**DATA:**
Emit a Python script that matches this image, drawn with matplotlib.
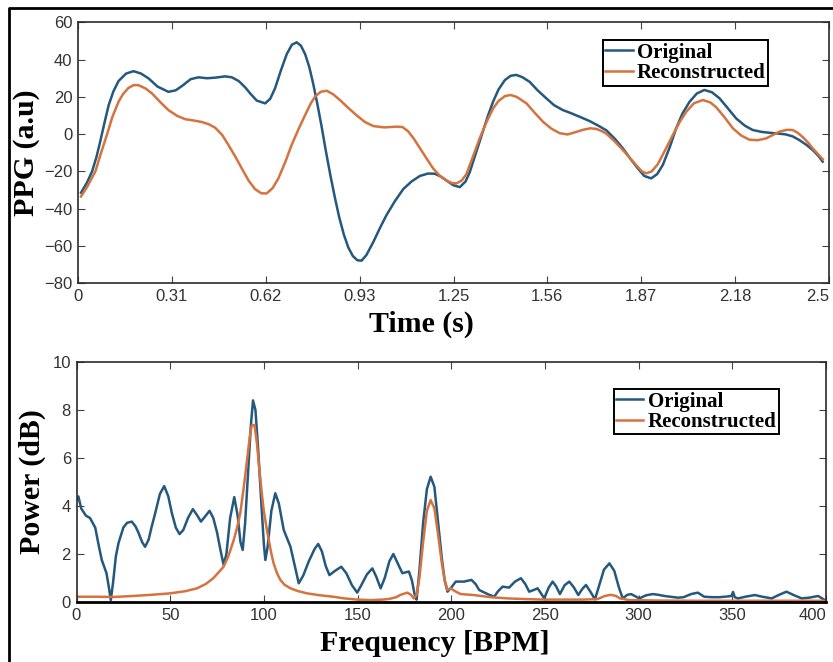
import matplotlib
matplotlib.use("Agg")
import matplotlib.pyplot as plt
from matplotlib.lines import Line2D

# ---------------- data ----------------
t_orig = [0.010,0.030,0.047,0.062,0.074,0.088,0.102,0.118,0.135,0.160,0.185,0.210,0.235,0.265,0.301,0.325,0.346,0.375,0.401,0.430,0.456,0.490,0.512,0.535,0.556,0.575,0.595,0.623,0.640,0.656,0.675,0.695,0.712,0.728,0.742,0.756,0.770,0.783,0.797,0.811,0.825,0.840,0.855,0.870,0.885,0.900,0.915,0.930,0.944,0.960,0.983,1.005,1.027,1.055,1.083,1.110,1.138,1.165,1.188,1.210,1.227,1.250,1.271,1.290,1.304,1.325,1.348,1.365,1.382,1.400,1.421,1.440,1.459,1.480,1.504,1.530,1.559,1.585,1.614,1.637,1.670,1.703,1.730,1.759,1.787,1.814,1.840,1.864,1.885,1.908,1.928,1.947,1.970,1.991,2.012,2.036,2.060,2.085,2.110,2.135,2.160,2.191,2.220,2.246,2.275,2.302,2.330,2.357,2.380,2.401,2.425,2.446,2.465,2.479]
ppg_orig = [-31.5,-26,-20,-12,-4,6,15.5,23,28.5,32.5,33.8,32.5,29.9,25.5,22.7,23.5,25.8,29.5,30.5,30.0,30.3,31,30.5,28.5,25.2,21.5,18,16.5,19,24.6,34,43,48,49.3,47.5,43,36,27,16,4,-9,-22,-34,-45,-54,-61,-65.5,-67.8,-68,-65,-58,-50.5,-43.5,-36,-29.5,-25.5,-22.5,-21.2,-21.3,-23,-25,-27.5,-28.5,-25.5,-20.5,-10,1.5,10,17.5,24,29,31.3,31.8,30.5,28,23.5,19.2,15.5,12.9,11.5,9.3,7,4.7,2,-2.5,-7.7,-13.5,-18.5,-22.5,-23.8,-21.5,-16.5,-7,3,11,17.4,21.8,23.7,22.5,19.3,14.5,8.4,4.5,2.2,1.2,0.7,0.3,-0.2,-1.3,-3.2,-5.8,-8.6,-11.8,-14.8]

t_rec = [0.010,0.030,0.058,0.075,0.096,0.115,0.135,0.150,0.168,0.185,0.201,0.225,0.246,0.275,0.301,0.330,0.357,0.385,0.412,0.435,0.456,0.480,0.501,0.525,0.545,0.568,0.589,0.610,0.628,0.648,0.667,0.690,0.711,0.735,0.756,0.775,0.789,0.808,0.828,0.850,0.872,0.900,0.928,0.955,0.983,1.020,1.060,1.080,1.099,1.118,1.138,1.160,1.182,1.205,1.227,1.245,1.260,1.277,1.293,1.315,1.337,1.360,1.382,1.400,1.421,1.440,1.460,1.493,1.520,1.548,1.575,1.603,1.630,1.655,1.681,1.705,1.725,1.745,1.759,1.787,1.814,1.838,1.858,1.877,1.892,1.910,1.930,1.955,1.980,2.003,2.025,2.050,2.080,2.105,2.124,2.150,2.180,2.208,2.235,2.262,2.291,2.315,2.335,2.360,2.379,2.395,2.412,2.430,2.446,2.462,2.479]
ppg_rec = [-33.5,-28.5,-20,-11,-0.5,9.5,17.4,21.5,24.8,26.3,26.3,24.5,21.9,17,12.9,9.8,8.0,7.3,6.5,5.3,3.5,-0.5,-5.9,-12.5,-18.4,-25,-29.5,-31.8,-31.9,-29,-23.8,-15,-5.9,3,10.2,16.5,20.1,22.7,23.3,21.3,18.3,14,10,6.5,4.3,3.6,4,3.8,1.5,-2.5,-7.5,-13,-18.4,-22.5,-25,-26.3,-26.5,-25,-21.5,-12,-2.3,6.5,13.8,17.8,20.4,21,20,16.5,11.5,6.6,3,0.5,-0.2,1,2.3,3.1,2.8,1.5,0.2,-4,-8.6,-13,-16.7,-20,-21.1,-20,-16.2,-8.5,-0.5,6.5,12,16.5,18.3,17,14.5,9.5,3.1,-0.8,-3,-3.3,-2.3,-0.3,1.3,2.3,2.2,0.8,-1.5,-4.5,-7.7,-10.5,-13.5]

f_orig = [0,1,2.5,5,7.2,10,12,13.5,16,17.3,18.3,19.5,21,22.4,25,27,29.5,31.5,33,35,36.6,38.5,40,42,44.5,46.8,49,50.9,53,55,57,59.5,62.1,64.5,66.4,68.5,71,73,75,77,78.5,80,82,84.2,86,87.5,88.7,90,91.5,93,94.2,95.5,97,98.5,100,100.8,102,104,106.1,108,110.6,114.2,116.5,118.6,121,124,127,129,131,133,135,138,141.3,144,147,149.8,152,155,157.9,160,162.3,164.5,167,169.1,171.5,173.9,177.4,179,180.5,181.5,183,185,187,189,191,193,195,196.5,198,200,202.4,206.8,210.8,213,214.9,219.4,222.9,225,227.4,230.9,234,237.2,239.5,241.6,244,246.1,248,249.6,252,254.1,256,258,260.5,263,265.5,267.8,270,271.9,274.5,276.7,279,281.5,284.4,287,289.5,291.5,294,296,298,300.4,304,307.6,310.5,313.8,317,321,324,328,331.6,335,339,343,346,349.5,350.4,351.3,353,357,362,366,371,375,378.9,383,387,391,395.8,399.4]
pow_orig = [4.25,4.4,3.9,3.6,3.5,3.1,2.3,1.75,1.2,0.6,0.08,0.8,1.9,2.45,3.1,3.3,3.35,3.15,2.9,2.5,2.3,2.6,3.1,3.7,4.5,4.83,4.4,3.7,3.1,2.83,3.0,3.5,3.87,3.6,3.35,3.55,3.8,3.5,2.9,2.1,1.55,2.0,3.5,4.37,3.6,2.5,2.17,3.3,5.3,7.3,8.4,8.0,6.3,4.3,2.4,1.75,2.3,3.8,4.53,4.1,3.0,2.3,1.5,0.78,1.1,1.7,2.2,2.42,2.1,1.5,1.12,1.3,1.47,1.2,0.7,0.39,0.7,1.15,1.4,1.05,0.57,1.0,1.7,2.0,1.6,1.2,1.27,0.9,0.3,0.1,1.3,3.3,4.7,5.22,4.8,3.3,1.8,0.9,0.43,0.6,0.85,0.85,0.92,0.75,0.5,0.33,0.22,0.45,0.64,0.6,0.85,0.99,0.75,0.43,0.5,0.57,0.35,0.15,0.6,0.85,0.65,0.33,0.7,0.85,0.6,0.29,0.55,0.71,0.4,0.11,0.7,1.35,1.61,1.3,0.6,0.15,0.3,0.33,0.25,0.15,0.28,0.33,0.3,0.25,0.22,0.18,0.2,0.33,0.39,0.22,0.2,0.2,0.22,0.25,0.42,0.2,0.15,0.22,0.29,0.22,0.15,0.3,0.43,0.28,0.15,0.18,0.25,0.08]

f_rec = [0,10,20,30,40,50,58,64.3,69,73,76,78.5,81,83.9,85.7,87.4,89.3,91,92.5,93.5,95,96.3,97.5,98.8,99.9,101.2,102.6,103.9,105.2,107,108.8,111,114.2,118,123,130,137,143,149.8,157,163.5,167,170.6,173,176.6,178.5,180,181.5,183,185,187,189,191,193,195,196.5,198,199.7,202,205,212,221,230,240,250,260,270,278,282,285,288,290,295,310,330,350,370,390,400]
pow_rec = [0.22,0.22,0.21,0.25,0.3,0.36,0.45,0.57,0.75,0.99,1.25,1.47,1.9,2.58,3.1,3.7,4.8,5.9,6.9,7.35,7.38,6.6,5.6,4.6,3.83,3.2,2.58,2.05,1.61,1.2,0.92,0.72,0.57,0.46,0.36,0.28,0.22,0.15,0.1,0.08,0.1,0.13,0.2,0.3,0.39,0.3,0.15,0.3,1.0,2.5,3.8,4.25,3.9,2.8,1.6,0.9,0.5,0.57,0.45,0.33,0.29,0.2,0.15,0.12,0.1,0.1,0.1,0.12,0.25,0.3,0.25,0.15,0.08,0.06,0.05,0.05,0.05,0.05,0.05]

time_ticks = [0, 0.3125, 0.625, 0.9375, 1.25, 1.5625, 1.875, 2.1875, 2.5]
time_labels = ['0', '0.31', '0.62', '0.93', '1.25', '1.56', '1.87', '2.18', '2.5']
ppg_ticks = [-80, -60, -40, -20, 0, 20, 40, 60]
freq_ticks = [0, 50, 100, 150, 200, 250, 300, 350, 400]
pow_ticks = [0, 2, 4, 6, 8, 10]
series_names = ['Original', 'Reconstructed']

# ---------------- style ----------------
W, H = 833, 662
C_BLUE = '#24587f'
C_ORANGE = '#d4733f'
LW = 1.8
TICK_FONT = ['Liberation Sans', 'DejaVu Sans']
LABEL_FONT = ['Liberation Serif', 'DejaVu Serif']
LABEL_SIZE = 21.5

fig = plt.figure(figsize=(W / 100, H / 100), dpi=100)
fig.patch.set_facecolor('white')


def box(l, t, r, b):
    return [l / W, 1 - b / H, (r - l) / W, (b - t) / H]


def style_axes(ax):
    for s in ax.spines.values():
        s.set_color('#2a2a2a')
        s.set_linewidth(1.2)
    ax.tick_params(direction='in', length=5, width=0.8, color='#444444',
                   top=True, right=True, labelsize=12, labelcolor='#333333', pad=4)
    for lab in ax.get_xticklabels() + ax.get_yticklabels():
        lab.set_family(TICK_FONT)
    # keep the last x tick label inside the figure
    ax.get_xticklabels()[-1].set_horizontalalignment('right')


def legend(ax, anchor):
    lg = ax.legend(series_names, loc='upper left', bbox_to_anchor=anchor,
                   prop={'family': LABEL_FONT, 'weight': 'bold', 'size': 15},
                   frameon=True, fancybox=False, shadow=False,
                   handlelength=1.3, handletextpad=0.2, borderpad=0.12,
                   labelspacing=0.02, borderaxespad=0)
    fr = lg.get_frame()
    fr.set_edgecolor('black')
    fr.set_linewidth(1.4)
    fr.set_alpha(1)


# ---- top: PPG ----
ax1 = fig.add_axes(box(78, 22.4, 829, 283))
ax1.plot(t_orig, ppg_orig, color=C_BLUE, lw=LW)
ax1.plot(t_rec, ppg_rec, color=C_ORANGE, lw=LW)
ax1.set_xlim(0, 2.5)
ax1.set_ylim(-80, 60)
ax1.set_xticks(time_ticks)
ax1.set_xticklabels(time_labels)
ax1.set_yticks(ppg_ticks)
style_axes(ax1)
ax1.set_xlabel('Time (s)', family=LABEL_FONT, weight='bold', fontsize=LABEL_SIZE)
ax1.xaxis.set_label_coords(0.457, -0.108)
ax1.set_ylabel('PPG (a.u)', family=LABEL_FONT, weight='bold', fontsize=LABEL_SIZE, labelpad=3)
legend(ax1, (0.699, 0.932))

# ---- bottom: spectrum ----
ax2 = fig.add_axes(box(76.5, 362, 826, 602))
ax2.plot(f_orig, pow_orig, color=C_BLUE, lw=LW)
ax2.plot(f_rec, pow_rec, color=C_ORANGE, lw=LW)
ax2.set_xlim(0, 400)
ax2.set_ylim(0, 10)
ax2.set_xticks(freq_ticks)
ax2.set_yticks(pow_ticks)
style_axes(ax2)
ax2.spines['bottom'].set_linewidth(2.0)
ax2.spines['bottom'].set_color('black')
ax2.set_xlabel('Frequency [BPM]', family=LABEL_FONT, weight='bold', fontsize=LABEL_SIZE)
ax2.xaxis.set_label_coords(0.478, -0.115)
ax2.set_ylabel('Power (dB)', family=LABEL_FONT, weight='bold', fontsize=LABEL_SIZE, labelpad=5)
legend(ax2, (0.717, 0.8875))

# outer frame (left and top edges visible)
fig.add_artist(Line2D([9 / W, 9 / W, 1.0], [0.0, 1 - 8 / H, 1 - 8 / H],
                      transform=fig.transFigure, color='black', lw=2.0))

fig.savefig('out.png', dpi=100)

**STATED TASK:** Repeat the listing above up to and including the line with "from matplotlib.lines import Line2D", starting from its first line. Drop any pictures.

**TASK RESULT:**
Emit a Python script that matches this image, drawn with matplotlib.
import matplotlib
matplotlib.use("Agg")
import matplotlib.pyplot as plt
from matplotlib.lines import Line2D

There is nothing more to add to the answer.